Goes on a journey within the second movie to meet father time to restore the balance of everything who is a being of himself able to travel to any point in time with a mechanism thst is his creation.
Oh you’re refering to Burton’s imagination not the books.
Who, I might add, brags about never touching comic rags so I doubt he even read the books. Both films are so far off… fun but a different town to the books.
Well the time travel and transdemensional aspects of everyone in her world being turned into the rabbit, the rose queen, and many other characters tied into her sailor job description mostly for number 2 suggest a lot of the imagination and creationist views in soul travel so it checks out
Oh it does but not sure if it’s intentional from Burton.
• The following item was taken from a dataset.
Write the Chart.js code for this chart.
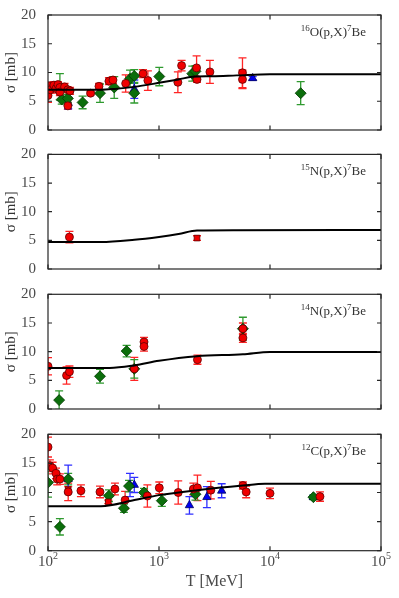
<!DOCTYPE html>
<html>
<head>
<meta charset="utf-8">
<script src="https://cdn.jsdelivr.net/npm/chart.js@4.4.0/dist/chart.umd.min.js"></script>
<style>
body { margin: 0; background: #fff; width: 399px; height: 598px; overflow: hidden; position: relative; }
canvas { position: absolute; left: 0; }
</style>
</head>
<body>
<script>
// pontos: [T (MeV), sigma (mb), erro]
const o16Vermelho = [
    [100, 6.0, 1.2], [102, 7.7, 0.5], [105, 7.0, 0.6], [113, 7.8, 0.6], [118, 7.2, 0.8],
    [123, 7.9, 0.5], [128, 7.4, 0.5], [128, 6.6, 0.6], [141, 7.5, 0.6], [151, 7.0, 0.5],
    [158, 6.8, 0.6], [151, 4.2, 0.6], [242, 6.4, 0.3], [288, 7.6, 0.5], [354, 8.5, 0.6],
    [385, 8.7, 0.6], [501, 8.1, 1.5], [718, 9.8, 0.7], [794, 8.6, 1.7], [1479, 8.3, 1.8],
    [1598, 11.2, 0.9], [2181, 10.8, 2.1], [2200, 8.8, 0.5], [2875, 10.1, 2.0],
    [5650, 9.95, 2.6], [5650, 8.8, 1.6]
];
const o16Verde = [
    [128, 7.5, 2.3], [133, 5.3, 0.8], [151, 5.5, 0.7], [205, 4.8, 1.1], [294, 6.4, 1.6],
    [395, 7.4, 1.9], [548, 8.9, 1.5], [599, 9.4, 1.1], [599, 6.4, 1.7], [1006, 9.3, 1.6],
    [1995, 9.8, 1.3], [2130, 10.2, 1.0], [18900, 6.4, 2.0]
];
const o16Azul = [[152, 4.7, 1.0], [599, 7.1, 1.6], [6980, 9.0, 0.3]];
const o16ModeloT = [100, 300, 400, 600, 1000, 1500, 2000, 3000, 5000, 10000, 100000];
const o16ModeloY = [7.0, 7.0, 7.15, 7.5, 8.2, 8.8, 9.25, 9.35, 9.5, 9.7, 9.7];

const n15Vermelho = [[156, 5.57, 1.0]];
const n15Quadrado = [[2200, 5.4, 0.4]];
const n15ModeloT = [100, 300, 600, 1000, 1500, 2200, 5000, 100000];
const n15ModeloY = [4.7, 4.7, 5.1, 5.6, 6.1, 6.7, 6.75, 6.8];

const n14Vermelho = [
    [100, 7.45, 1.5], [147, 5.85, 1.5], [156, 6.5, 1.0], [599, 7.0, 2.0], [733, 11.7, 0.8],
    [733, 10.9, 0.8], [2220, 8.6, 0.8], [5700, 14.0, 1.0], [5700, 12.4, 0.8]
];
const n14Verde = [[126, 1.55, 1.6], [294, 5.7, 1.2], [511, 10.1, 1.0], [599, 7.0, 1.6], [5700, 14.0, 2.0]];
const n14ModeloT = [100, 360, 600, 1000, 2200, 5700, 10000, 100000];
const n14ModeloY = [7.15, 7.15, 7.6, 8.4, 9.2, 9.55, 9.95, 9.95];

const c12Vermelho = [
    [100, 17.8, 1.7], [104, 14.6, 1.0], [110, 14.2, 1.0], [118, 13.3, 0.9], [121, 12.3, 1.0],
    [128, 12.3, 0.9], [152, 10.1, 1.5], [198, 10.3, 1.0], [294, 10.1, 1.0], [401, 10.6, 1.0],
    [495, 8.7, 1.5], [786, 9.4, 1.9], [1006, 10.8, 1.0], [1490, 10.0, 2.0], [2040, 10.6, 1.0],
    [2220, 10.8, 2.2], [2930, 10.4, 1.5], [5700, 11.2, 0.6], [6100, 10.1, 1.0],
    [10000, 9.85, 0.9], [28200, 9.3, 0.8]
];
const c12Quadrado = [[152, 10.5, 0.5], [349, 8.4, 0.3]];
const c12Verde = [
    [100, 11.7, 2.5], [128, 4.1, 1.4], [152, 12.3, 1.0], [354, 9.45, 1.0], [483, 7.3, 0.7],
    [537, 11.1, 1.0], [733, 10.0, 0.7], [1060, 8.6, 1.0], [2130, 9.7, 1.0], [24600, 9.2, 0.4]
];
const c12Azul = [
    [152, 12.3, 2.4], [548, 11.3, 2.0], [599, 11.3, 1.3], [1880, 7.8, 1.5], [2700, 9.2, 1.8],
    [3670, 10.3, 1.2], [24600, 9.2, 0.3]
];
const c12ModeloT = [100, 300, 600, 1000, 2200, 5700, 9000, 100000];
const c12ModeloY = [7.65, 7.65, 8.7, 9.55, 10.4, 11.2, 11.5, 11.5];

const yTicks = [0, 5, 10, 15, 20];
const xDecadas = [2, 3, 4, 5];

Chart.defaults.font.family = "'Liberation Serif', serif";

const estilos = {
    vermelho: { pointStyle: 'circle', r: 4, cor: '#f00000', borda: '#5a0000', barra: '#ff2424' },
    quadrado: { pointStyle: 'rect', r: 4, cor: '#f00000', borda: '#5a0000', barra: '#ff2424' },
    verde: { pointStyle: 'rectRot', r: 5.5, cor: '#0b6e0b', borda: '#033803', barra: '#2f9a2f' },
    azul: { pointStyle: 'triangle', r: 4.8, cor: '#0000f0', borda: '#00005a', barra: '#3030ff' }
};

function serie(pontos, tipo) {
    const e = estilos[tipo];
    return {
        type: 'scatter',
        data: pontos.map(p => ({ x: p[0], y: p[1] })),
        erros: pontos.map(p => p[2]),
        corBarra: e.barra,
        pointStyle: e.pointStyle,
        pointRadius: e.r,
        backgroundColor: e.cor,
        borderColor: e.borda,
        borderWidth: 0.8,
        order: 1
    };
}

function modelo(ts, ys) {
    return {
        type: 'line',
        data: ts.map((t, i) => ({ x: t, y: ys[i] })),
        borderColor: '#000',
        borderWidth: 2,
        pointRadius: 0,
        cubicInterpolationMode: 'monotone',
        fill: false,
        order: 0
    };
}

const painelPlugin = {
    id: 'painel',
    beforeDatasetsDraw(chart) {
        const ctx = chart.ctx, a = chart.chartArea;
        const xs = chart.scales.x, ys = chart.scales.y;
        ctx.save();
        ctx.beginPath();
        ctx.rect(a.left, a.top, a.right - a.left, a.bottom - a.top);
        ctx.clip();
        chart.data.datasets.forEach(ds => {
            if (!ds.erros) return;
            ctx.strokeStyle = ds.corBarra;
            ctx.lineWidth = 1.3;
            ds.data.forEach((p, i) => {
                const px = xs.getPixelForValue(p.x);
                const y1 = ys.getPixelForValue(p.y - ds.erros[i]);
                const y2 = ys.getPixelForValue(p.y + ds.erros[i]);
                ctx.beginPath();
                ctx.moveTo(px, y1); ctx.lineTo(px, y2);
                ctx.moveTo(px - 4, y1); ctx.lineTo(px + 4, y1);
                ctx.moveTo(px - 4, y2); ctx.lineTo(px + 4, y2);
                ctx.stroke();
            });
        });
        ctx.restore();
    },
    afterDatasetsDraw(chart, args, opts) {
        const ctx = chart.ctx, a = chart.chartArea;
        const xs = chart.scales.x, ys = chart.scales.y;
        ctx.save();
        ctx.strokeStyle = '#262626';
        ctx.lineWidth = 1.2;
        ctx.strokeRect(a.left, a.top, a.right - a.left, a.bottom - a.top);
        ctx.beginPath();
        yTicks.forEach(v => {
            const py = ys.getPixelForValue(v);
            ctx.moveTo(a.left, py); ctx.lineTo(a.left + 4, py);
            ctx.moveTo(a.right, py); ctx.lineTo(a.right - 4, py);
        });
        xDecadas.forEach(d => {
            const px = xs.getPixelForValue(Math.pow(10, d));
            ctx.moveTo(px, a.bottom); ctx.lineTo(px, a.bottom - 4.5);
            ctx.moveTo(px, a.top); ctx.lineTo(px, a.top + 4.5);
        });
        ctx.stroke();

        // rótulo da reação
        ctx.fillStyle = '#333';
        ctx.textBaseline = 'alphabetic';
        const grande = "13px 'Liberation Serif', serif";
        const pequeno = "9px 'Liberation Serif', serif";
        const partes = [[opts.massa, pequeno, -5], [opts.alvo + '(p,X)', grande, 0], ['7', pequeno, -5], ['Be', grande, 0]];
        let largura = 0;
        partes.forEach(p => { ctx.font = p[1]; largura += ctx.measureText(p[0]).width; });
        let x = 366 - largura;
        const base = a.top + 21;
        partes.forEach(p => {
            ctx.font = p[1];
            ctx.fillText(p[0], x, base + p[2]);
            x += ctx.measureText(p[0]).width;
        });

        if (opts.eixoX) {
            ctx.fillStyle = '#4a4a4a';
            xDecadas.forEach(d => {
                const px = xs.getPixelForValue(Math.pow(10, d));
                ctx.font = "15px 'Liberation Serif', serif";
                const w1 = ctx.measureText('10').width;
                ctx.font = "10px 'Liberation Serif', serif";
                const w2 = ctx.measureText(String(d)).width;
                const x0 = px - (w1 + w2) / 2;
                ctx.font = "15px 'Liberation Serif', serif";
                ctx.fillText('10', x0, a.bottom + 15);
                ctx.font = "10px 'Liberation Serif', serif";
                ctx.fillText(String(d), x0 + w1, a.bottom + 8);
            });
            ctx.font = "16px 'Liberation Serif', serif";
            ctx.textAlign = 'center';
            ctx.fillText('T [MeV]', (a.left + a.right) / 2, a.bottom + 35);
        }
        ctx.restore();
    }
};

const paineis = [
    { topo: 15, massa: '16', alvo: 'O', datasets: [serie(o16Vermelho, 'vermelho'), serie(o16Verde, 'verde'), serie(o16Azul, 'azul'), modelo(o16ModeloT, o16ModeloY)] },
    { topo: 154.4, massa: '15', alvo: 'N', datasets: [serie(n15Vermelho, 'vermelho'), serie(n15Quadrado, 'quadrado'), modelo(n15ModeloT, n15ModeloY)] },
    { topo: 294.3, massa: '14', alvo: 'N', datasets: [serie(n14Vermelho, 'vermelho'), serie(n14Verde, 'verde'), modelo(n14ModeloT, n14ModeloY)] },
    { topo: 434.3, massa: '12', alvo: 'C', datasets: [serie(c12Vermelho, 'vermelho'), serie(c12Quadrado, 'quadrado'), serie(c12Verde, 'verde'), serie(c12Azul, 'azul'), modelo(c12ModeloT, c12ModeloY)] }
];

const alturaGrafico = 116.4;

paineis.forEach((p, k) => {
    const ultimo = k === paineis.length - 1;
    const topoCanvas = Math.floor(p.topo - 14);
    const alturaCanvas = ultimo ? 598 - topoCanvas : 142;
    const canvas = document.createElement('canvas');
    canvas.width = 399;
    canvas.height = alturaCanvas;
    canvas.style.top = topoCanvas + 'px';
    document.body.appendChild(canvas);

    const padTopo = p.topo - topoCanvas;
    new Chart(canvas, {
        data: { datasets: p.datasets },
        plugins: [painelPlugin],
        options: {
            responsive: false,
            animation: false,
            events: [],
            layout: { padding: { top: padTopo, bottom: alturaCanvas - padTopo - alturaGrafico, left: 0, right: 18 } },
            plugins: {
                legend: { display: false },
                tooltip: { enabled: false },
                painel: { massa: p.massa, alvo: p.alvo, eixoX: ultimo }
            },
            scales: {
                x: { type: 'logarithmic', min: 100, max: 100000, display: false },
                y: {
                    min: 0, max: 20,
                    afterBuildTicks: s => { s.ticks = yTicks.map(v => ({ value: v })); },
                    afterFit: s => { s.width = 48; },
                    grid: { display: false },
                    border: { display: false },
                    ticks: { color: '#4a4a4a', padding: 4, font: { size: 15 } },
                    title: { display: true, text: 'σ [mb]', color: '#333', font: { size: 15 }, padding: { top: 2, bottom: 0 } }
                }
            }
        }
    });
});
</script>
</body>
</html>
I just found the films so so and when the idea of Alice in Wonderland comes up for debate I default to the text.
Well for example the Jaberwalky is a manifestation of Alice’s fears. There is no “magic sword” and the Jaberwalky doesn’t talk nor can it be controlled, she has to overcome it.
I always got the impression it was a lovecraftian horror from her mind.
Everything in the books are metaphors. Some say just about politics of the time but I see so much of the Id and Ego in that story as well as what you see in Burton’s films.
Unlike The Chronicals of Narnia which is painfully Christian, Caroll may have been Christian but the themes he spoke of seemed more phylisophical. Christians of that time did talk about other issues.
I’m sure Christianity is in there but not every breath Alice took was about Christ or Christian dogma like Narnia.
It would be very difficult to interpret it as anything other than the Christian mythos, despite the fact that films like The Matrix have got hold of the “rabbit hole” thing. Yes it is not as blatant as the Narnia chronicles but fundamentally it is a Christian allegory.